Il est intéressant de noter que des informations non vérifiées circulent désormais selon lesquelles Israël exhorterait secrètement la Russie à intervenir :
- « Israël mène des discussions discrètes de haut niveau avec la Russie afin de trouver une solution diplomatique concernant l'Iran et la Syrie, le cessez-le-feu avec l'Iran restant en vigueur », - Israel Broadcasting Corporation.
Israël a exprimé son souhait d'un statu quo lui permettrait de bombarder l'Iran à sa guise, au moment qui lui convient, afin de « faire respecter » les réglementations inventées de toutes pièces qu'il prétend imposer à l'Iran ; c'est-à-dire le même statu quo désormais accepté comme normal concernant le Liban, la Syrie, le Yémen et la Palestine, où Israël peut bombarder à sa guise.
Lisez simplement cette nouvelle révélation stupéfiante du journal israélien Ma'ariv :
À LA UNE :
L'armée de l'air israélienne a largué des restes de munitions d'interception sur Gaza. D'abord volontaire, c'est devenu une politique.
Pendant les 12 jours de guerre d'Israël contre l'Iran, les pilotes de l'armée de l'air israélienne revenant de missions d'interception avec encore des munitions inutilisées ont demandé à les larguer sur Gaza au lieu d'atterrir avec ces munitions.

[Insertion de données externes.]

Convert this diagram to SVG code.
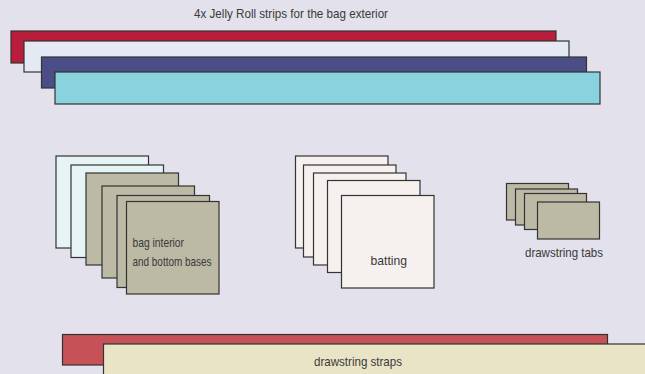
<svg xmlns="http://www.w3.org/2000/svg" width="645" height="374" viewBox="0 0 645 374">
<style>
.p{stroke:#333;stroke-width:1.2}
.t{font-family:"Liberation Sans",Arial,sans-serif;font-size:13px;fill:#3a3a3a}
.red{fill:#B81E3C}.lb{fill:#E4E9F3}.nv{fill:#4B4E86}.cy{fill:#88D3DE}
.lc{fill:#E6F4F5}.tp{fill:#BCB9A5}.bt{fill:#F6F0EE}
.rs{fill:#C65258}.cr{fill:#E9E4C6}
</style>
<rect width="645" height="374" fill="#E3E1EB"/>
<g id="strips">
<text class="t" x="194" y="18" textLength="194" lengthAdjust="spacingAndGlyphs">4x Jelly Roll strips for the bag exterior</text>
<rect class="p red" x="11" y="31" width="545" height="32"/>
<rect class="p lb" x="24" y="41" width="545" height="31"/>
<rect class="p nv" x="41.5" y="57" width="545" height="31"/>
<rect class="p cy" x="55" y="72" width="545" height="32"/>
</g>
<g id="bag-interior">
<rect class="p lc" x="56" y="156" width="92.5" height="92"/>
<rect class="p lc" x="71" y="165" width="92.5" height="92.5"/>
<rect class="p tp" x="86" y="173" width="92.5" height="92"/>
<rect class="p tp" x="102" y="186" width="92.5" height="92"/>
<rect class="p tp" x="117" y="195.5" width="92.5" height="92"/>
<rect class="p tp" x="126.5" y="201.5" width="92.5" height="92.5"/>
<text class="t" x="132.5" y="247" textLength="51.5" lengthAdjust="spacingAndGlyphs">bag interior</text>
<text class="t" x="132.5" y="266" textLength="79" lengthAdjust="spacingAndGlyphs">and bottom bases</text>
</g>
<g id="batting">
<rect class="p bt" x="295.5" y="156" width="92.5" height="92"/>
<rect class="p bt" x="303.5" y="165" width="92.5" height="92"/>
<rect class="p bt" x="313.5" y="173" width="92.5" height="92"/>
<rect class="p bt" x="327.5" y="180.5" width="92.5" height="92"/>
<rect class="p bt" x="341.5" y="195.5" width="92.5" height="92.5"/>
<text class="t" x="370.5" y="265" textLength="36.5" lengthAdjust="spacingAndGlyphs">batting</text>
</g>
<g id="tabs">
<rect class="p tp" x="506.5" y="183.5" width="62" height="36.5"/>
<rect class="p tp" x="515.5" y="189" width="62" height="36"/>
<rect class="p tp" x="524.5" y="193.5" width="62" height="36"/>
<rect class="p tp" x="537.5" y="202" width="62" height="37"/>
<text class="t" x="525" y="257" textLength="78" lengthAdjust="spacingAndGlyphs">drawstring tabs</text>
</g>
<g id="straps">
<rect class="p rs" x="62.5" y="334.5" width="545" height="30.5"/>
<rect class="p cr" x="103.5" y="344" width="560" height="40"/>
<text class="t" x="314" y="366" textLength="88" lengthAdjust="spacingAndGlyphs">drawstring straps</text>
</g>
<g id="connectors"/>
</svg>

Cette initiative, qui a débuté comme une « initiative locale », est rapidement devenue une routine. Les pilotes ont largué des restes de bombes sur Gaza pour « soutenir les forces terrestres à Khan Younis et dans le nord de Gaza ». Le commandant de l'armée de l'air, Tomer Bar, a approuvé l'extension de cette pratique à tous les escadrons. En conséquence, Gaza a été frappée quotidiennement par des frappes aériennes intensifiées, des dizaines d'avions larguant des centaines de munitions sur les Palestiniens sans nécessiter de déploiements supplémentaires. Un responsable militaire a déclaré que cette stratégie avait amélioré l'efficacité de l'armée de l'air, économisant des ressources et augmentant la puissance de feu sur plusieurs fronts.
Source : Hebrew Maariv
Le problème est que, à chaque fois, l'Iran ripostera probablement par une nouvelle série de coups dévastateurs contre les villes israéliennes, ce qui ne plaira pas à une population exsangue.
Ce sera un désastre politique, car la population percevra les provocations « inutiles » du gouvernement contre l'Iran comme une grave menace pour elle, sans aucun bénéfice tangible.

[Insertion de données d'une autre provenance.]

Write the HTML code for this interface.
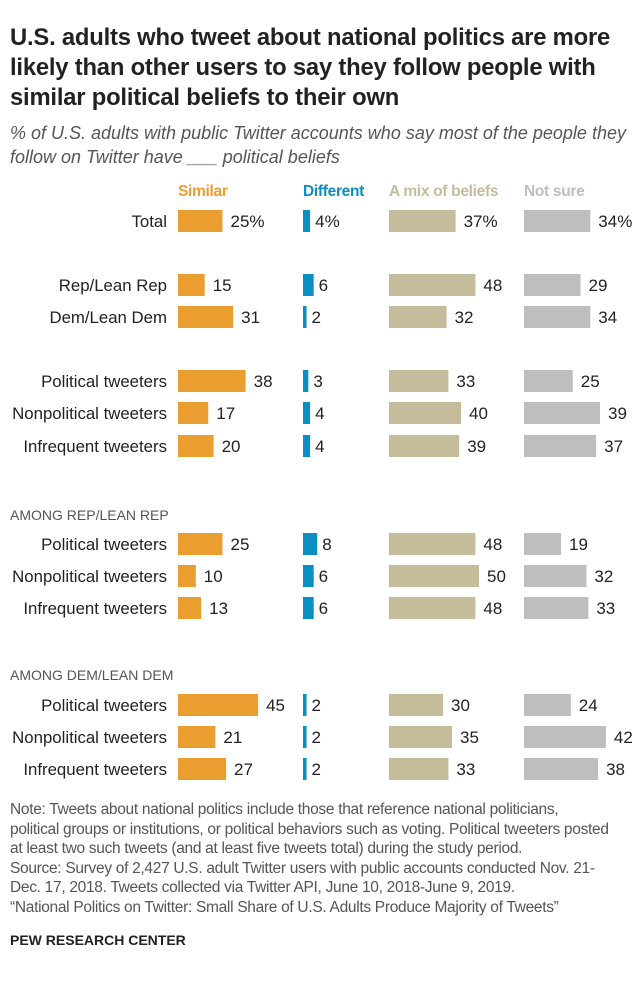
<!DOCTYPE html>
<html><head><meta charset="utf-8"><style>
body{margin:0;width:640px;height:982px;background:#fff;font-family:"Liberation Sans",sans-serif;position:relative;overflow:hidden;color:#222}
.t{position:absolute;left:10px;top:23px;font-size:23.8px;font-weight:bold;line-height:30px;white-space:nowrap;letter-spacing:-0.2px}
.s{position:absolute;left:10px;top:121px;font-size:18px;font-style:italic;line-height:24px;color:#555;white-space:nowrap}
.n{position:absolute;left:10px;top:800px;font-size:15.5px;line-height:19.5px;color:#555;white-space:nowrap;letter-spacing:-0.3px}
.p{position:absolute;left:10px;top:932px;font-size:14px;font-weight:bold;color:#222}
</style></head><body>
<div class="t">U.S. adults who tweet about national politics are more<br>likely than other users to say they follow people with<br>similar political beliefs to their own</div>
<div class="s">% of U.S. adults with public Twitter accounts who say most of the people they<br>follow on Twitter have ___ political beliefs</div>
<svg id="c" width="640" height="800" style="position:absolute;left:0;top:0"></svg>
<div class="n">Note: Tweets about national politics include those that reference national politicians,<br>political groups or institutions, or political behaviors such as voting. Political tweeters posted<br>at least two such tweets (and at least five tweets total) during the study period.<br>Source: Survey of 2,427 U.S. adult Twitter users with public accounts conducted Nov. 21-<br>Dec. 17, 2018. Tweets collected via Twitter API, June 10, 2018-June 9, 2019.<br>“National Politics on Twitter: Small Share of U.S. Adults Produce Majority of Tweets”</div>
<div class="p">PEW RESEARCH CENTER</div>
<script>
const categories=["Total","Rep/Lean Rep","Dem/Lean Dem","Political tweeters","Nonpolitical tweeters","Infrequent tweeters","Political tweeters","Nonpolitical tweeters","Infrequent tweeters","Political tweeters","Nonpolitical tweeters","Infrequent tweeters"];
const similar=[25,15,31,38,17,20,25,10,13,45,21,27];
const different=[4,6,2,3,4,4,8,6,6,2,2,2];
const mix=[37,48,32,33,40,39,48,50,48,30,35,33];
const notSure=[34,29,34,25,39,37,19,32,33,24,42,38];
const seriesNames=["Similar","Different","A mix of beliefs","Not sure"];
const sectionHeaders=["AMONG REP/LEAN REP","AMONG DEM/LEAN DEM"];
const rowY=[221,285,317,381,413,446,544,576,608,705,737,769];
const secY=[515,675];
const cols=[{x:178,k:1.78,c:"#ea9e2f",d:similar},{x:303,k:1.78,c:"#0b8fc3",d:different},{x:389,k:1.8,c:"#c4bc9b",d:mix},{x:524,k:1.95,c:"#bdbec0",d:notSure}];
const svg=document.getElementById('c');const NS="http://www.w3.org/2000/svg";
function mk(t,a,txt){const e=document.createElementNS(NS,t);for(const k in a)e.setAttribute(k,a[k]);if(txt!=null)e.textContent=txt;svg.appendChild(e);return e;}
const hx=[178,303,389,524];
seriesNames.forEach((n,i)=>{const e=mk('text',{x:hx[i],y:196,'font-size':15.5,'font-weight':'bold',fill:cols[i].c,'letter-spacing':'-0.3'},n);

});
sectionHeaders.forEach((h,i)=>{const e=mk('text',{x:10,y:secY[i]+5,'font-size':14,fill:'#555'},h);

});
categories.forEach((c,r)=>{const y=rowY[r];
const l=mk('text',{x:167,y:y+6,'font-size':16.8,'text-anchor':'end',fill:'#222'},c);


cols.forEach((col,j)=>{const w=col.d[r]*col.k;
const b=mk('rect',{x:col.x,y:y-11,width:w,height:22,fill:col.c});


const v=mk('text',{x:col.x+w+(j===1?5:8),y:y+6,'font-size':17,fill:'#222'},col.d[r]+(r===0?'%':''));

});});
</script>
</body></html>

En l'état actuel des choses, l'Iran, par l'intermédiaire du ministre des Affaires étrangères Araghchi, exige une garantie que les négociations futures ne serviront pas de ruse pour attaquer l'Iran, comme Trump vient de le faire deux fois de suite. Mais à ce stade, qui peut se fier à la parole des États-Unis ?
Pour relancer les négociations, les États-Unis semblent agir davantage par désespoir, alors que l'Iran n'est pas pressé :
Un article du London Times daté de Washington, apparemment bien documenté, indique que Witkoff communique « frénétiquement » avec les responsables iraniens « par des canaux directs et indirects » pour relancer les négociations. La course est lancée pour conclure un accord nucléaire de toute urgence, malgré l'insistance de Trump à affirmer le contraire. Witkoff peut proposer un allègement des sanctions pour inciter l'Iran à négocier et à signer un accord à long terme remplaçant le JCPOA de 2015, qui expire en octobre.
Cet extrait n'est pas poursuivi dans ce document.